As shown in Table 1 [31], the molar volume of methanol was 40.7 cm³/mol, which is much lower than ethanol. In addition, the solubility of the polar part of methanol is larger than the ethanol. That can make the shellac form hydrogen bonds with the methanol much easier and faster than the ethanol. Therefore, the reaction rate of the methanol vapor with the membrane is much faster than the ethanol vapor and the composite membrane has a much smaller response time for the methanol vapor than the ethanol. Thus, the methanol vapor could make the membrane more transparent than the ethanol vapor.

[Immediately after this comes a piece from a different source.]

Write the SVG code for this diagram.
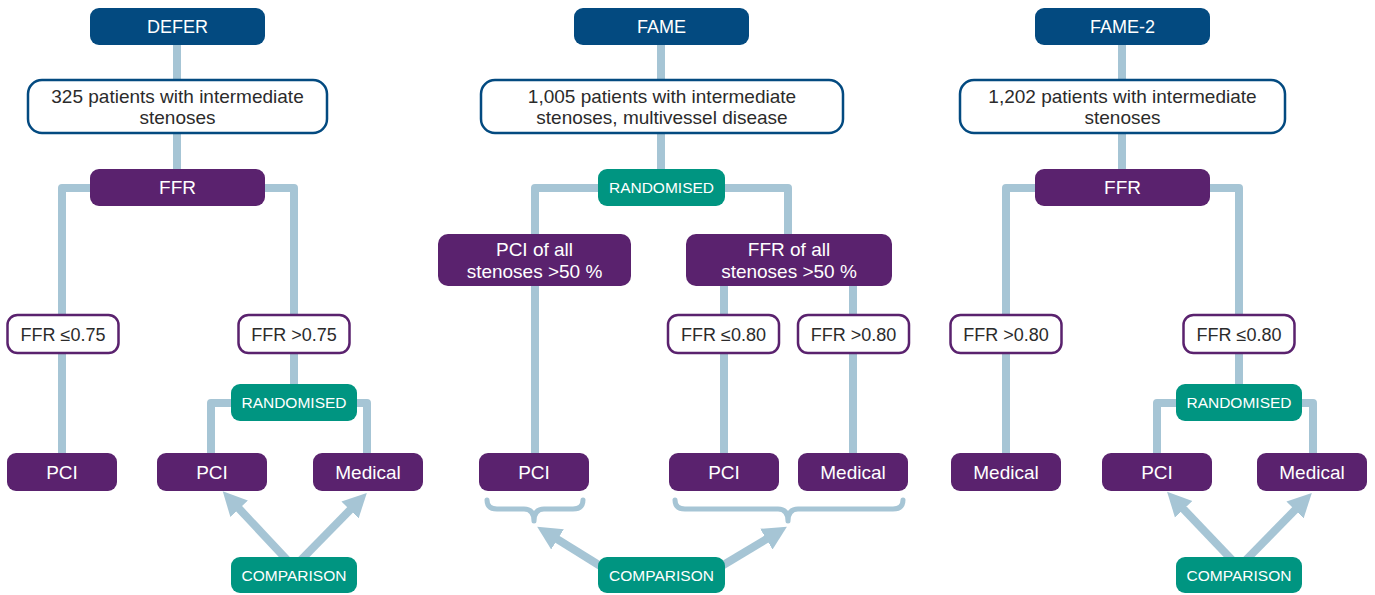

In order to examine the response of different proportions of composite films to the alcoholic vapors with a low molecular weight, the response with different shellac contents in PLA/shellac/PLA sandwich-structural membranes were tested to the ethanol vapor. Figure 11 shows the response of relative resistance change rate to ethanol vapor as a function of time for the PLA/shellac/PLA sandwich-structural membrane with different shellac contents at 25 °C.

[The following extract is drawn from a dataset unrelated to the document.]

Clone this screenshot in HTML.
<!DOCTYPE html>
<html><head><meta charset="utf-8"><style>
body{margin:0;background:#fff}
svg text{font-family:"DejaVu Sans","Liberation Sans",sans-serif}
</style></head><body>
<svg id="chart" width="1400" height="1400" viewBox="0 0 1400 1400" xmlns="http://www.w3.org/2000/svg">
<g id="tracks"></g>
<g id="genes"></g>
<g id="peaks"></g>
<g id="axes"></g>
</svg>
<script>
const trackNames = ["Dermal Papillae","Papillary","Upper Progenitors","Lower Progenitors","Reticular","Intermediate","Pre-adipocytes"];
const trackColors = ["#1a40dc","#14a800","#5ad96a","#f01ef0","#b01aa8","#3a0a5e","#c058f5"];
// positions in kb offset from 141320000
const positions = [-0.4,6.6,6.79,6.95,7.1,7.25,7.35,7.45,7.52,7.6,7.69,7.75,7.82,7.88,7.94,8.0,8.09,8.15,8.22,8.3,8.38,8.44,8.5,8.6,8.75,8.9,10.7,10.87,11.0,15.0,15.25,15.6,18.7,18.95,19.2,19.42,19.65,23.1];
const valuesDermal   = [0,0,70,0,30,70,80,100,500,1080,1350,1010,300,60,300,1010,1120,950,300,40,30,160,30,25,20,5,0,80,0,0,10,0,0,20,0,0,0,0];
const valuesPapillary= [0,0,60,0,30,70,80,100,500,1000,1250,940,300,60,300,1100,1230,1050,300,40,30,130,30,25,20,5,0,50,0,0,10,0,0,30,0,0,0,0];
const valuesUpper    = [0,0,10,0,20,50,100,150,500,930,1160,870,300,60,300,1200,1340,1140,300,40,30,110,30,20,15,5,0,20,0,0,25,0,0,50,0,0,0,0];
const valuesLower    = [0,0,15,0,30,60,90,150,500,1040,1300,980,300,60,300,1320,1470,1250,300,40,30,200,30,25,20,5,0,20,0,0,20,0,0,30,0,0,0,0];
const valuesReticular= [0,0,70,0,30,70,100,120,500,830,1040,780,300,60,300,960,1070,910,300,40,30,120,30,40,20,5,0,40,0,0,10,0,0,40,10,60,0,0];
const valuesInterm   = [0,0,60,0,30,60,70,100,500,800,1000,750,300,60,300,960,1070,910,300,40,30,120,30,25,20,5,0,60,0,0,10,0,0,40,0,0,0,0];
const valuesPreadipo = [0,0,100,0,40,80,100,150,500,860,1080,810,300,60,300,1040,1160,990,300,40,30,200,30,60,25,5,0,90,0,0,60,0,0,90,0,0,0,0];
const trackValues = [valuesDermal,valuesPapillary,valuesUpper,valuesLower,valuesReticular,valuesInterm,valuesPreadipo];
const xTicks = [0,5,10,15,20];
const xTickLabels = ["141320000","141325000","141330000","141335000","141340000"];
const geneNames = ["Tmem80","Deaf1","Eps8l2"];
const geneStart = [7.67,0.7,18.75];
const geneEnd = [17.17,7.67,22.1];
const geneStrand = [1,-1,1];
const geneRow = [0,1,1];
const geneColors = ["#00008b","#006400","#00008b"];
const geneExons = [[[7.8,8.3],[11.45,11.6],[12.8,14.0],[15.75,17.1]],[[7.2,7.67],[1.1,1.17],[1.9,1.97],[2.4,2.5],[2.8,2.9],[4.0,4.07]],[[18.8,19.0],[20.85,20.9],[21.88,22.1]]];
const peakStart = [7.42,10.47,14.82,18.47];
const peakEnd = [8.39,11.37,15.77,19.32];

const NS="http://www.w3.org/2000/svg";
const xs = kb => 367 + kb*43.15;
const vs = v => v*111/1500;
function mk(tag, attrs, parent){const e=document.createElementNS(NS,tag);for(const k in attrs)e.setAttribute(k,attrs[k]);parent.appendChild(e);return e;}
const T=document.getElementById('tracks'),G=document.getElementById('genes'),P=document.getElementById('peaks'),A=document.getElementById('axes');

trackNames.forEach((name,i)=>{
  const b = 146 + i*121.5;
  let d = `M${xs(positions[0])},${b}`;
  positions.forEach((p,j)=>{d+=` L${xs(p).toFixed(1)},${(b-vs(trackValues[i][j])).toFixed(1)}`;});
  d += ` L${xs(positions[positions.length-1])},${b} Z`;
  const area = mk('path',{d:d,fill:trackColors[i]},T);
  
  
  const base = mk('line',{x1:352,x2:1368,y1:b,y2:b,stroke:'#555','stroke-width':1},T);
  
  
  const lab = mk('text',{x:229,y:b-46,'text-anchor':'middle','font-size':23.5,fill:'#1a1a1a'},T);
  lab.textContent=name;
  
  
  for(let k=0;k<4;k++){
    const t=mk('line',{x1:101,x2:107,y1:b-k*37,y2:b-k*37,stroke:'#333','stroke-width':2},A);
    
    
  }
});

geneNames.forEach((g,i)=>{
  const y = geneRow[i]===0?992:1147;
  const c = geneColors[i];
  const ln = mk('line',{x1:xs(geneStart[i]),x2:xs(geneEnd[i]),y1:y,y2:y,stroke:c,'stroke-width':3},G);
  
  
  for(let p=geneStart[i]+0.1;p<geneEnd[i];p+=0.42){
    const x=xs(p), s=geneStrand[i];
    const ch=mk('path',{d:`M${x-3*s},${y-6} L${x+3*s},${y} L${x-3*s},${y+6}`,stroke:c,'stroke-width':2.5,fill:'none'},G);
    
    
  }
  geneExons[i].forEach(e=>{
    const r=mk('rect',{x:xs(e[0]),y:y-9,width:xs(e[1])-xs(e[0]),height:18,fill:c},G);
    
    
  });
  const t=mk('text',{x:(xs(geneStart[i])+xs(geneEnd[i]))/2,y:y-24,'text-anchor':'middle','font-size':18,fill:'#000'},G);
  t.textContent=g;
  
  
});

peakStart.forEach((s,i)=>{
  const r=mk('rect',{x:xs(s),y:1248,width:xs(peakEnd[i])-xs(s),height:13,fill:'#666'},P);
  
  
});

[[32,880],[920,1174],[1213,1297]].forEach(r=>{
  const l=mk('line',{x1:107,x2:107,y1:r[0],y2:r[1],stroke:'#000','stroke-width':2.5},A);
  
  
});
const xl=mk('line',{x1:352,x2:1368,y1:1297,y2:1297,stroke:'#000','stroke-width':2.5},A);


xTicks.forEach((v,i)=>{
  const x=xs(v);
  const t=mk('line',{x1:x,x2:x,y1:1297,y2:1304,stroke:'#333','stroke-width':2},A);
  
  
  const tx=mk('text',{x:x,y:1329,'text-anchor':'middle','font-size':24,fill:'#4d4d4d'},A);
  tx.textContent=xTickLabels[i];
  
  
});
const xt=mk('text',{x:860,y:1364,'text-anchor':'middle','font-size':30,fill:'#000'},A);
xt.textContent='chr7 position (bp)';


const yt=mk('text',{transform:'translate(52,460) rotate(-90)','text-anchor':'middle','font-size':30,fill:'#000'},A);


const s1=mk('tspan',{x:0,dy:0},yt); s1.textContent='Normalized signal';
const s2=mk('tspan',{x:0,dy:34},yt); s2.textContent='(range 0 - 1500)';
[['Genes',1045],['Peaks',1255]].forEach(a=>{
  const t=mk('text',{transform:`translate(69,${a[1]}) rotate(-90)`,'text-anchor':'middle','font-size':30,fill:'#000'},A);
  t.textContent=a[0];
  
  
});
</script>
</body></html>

As shown in Figure 11, the content of PLA is set as constant, when the shellac content increases and the ratio of the total content of PLA to the content of shellac is less than 2, the normalized resistance change rate decreases. This indicates that during the treatment of alcoholic vapor with a low molecular weight, when the content of PLA is constant, the increase of shellac content will reduce the transparency of the treated membrane. However, there was no significant change in the response time of the membrane to alcoholic vapor with a low molecular weight. Therefore, changing the shellac content in the PLA/shellac/PLA sandwich-structural membrane does not have a significant impact on the response time of the composite membrane to alcoholic vapor with a low molecular weight.

To further test the response to different concentration of methanol (ethanol) in water solution, we designed a setup in which the alcohol solution was atomized using a atomizing generator and passed through a box to reach the PLA/shellac/PLA sandwich-structural membrane. At the same time, the laser was laterally passing through the sandwich and reaching the photoresistor. The resistance change was recorded using a multimeter and computer. The results are shown in Figure 12. From the figure, one can see that the smallest concentration of methanol (ethanol) in water is 10 wt% (10 wt%), which lead to a normalized resistance change of 67.09% (64.57%) for methanol (ethanol), compared to the value of 99.62% (98.91%) for 100 wt% (100 wt%) of methanol (ethanol).

4. Conclusions

In conclusion, a PLA/shellac/PLA sandwich composite electrospun fiber membrane was prepared for sensing alcoholic vapor with a low molecular weight. In addition, the morphology, structure, chemical properties and response of a PLA/shellac/PLA sandwich composite membrane to the alcoholic vapor with a low molecular weight were examined. It was found that the PLA/shellac/PLA sandwich composite membrane exhibited a good response to the alcoholic vapor with a low molecular weight, especially for the methanol vapor. The transparency of the PLA/shellac/PLA sandwich membrane increases upon exposure to the alcoholic vapor with a low molecular weight. The morphology of the PLA nanofiber membrane on the PLA/shellac/PLA sandwich composite membrane does not change, however, the shellac nanofiber membrane dissolved and slowly passed through the gap between the PLA fiber membranes. Until a gap-filling coating was formed on the surface of the film, the light scattering of the film was reduced, and the transparency of the film was enhanced. Therefore, the PLA/shellac/PLA sandwich composite membrane shows great potential for alcoholic vapor sensing.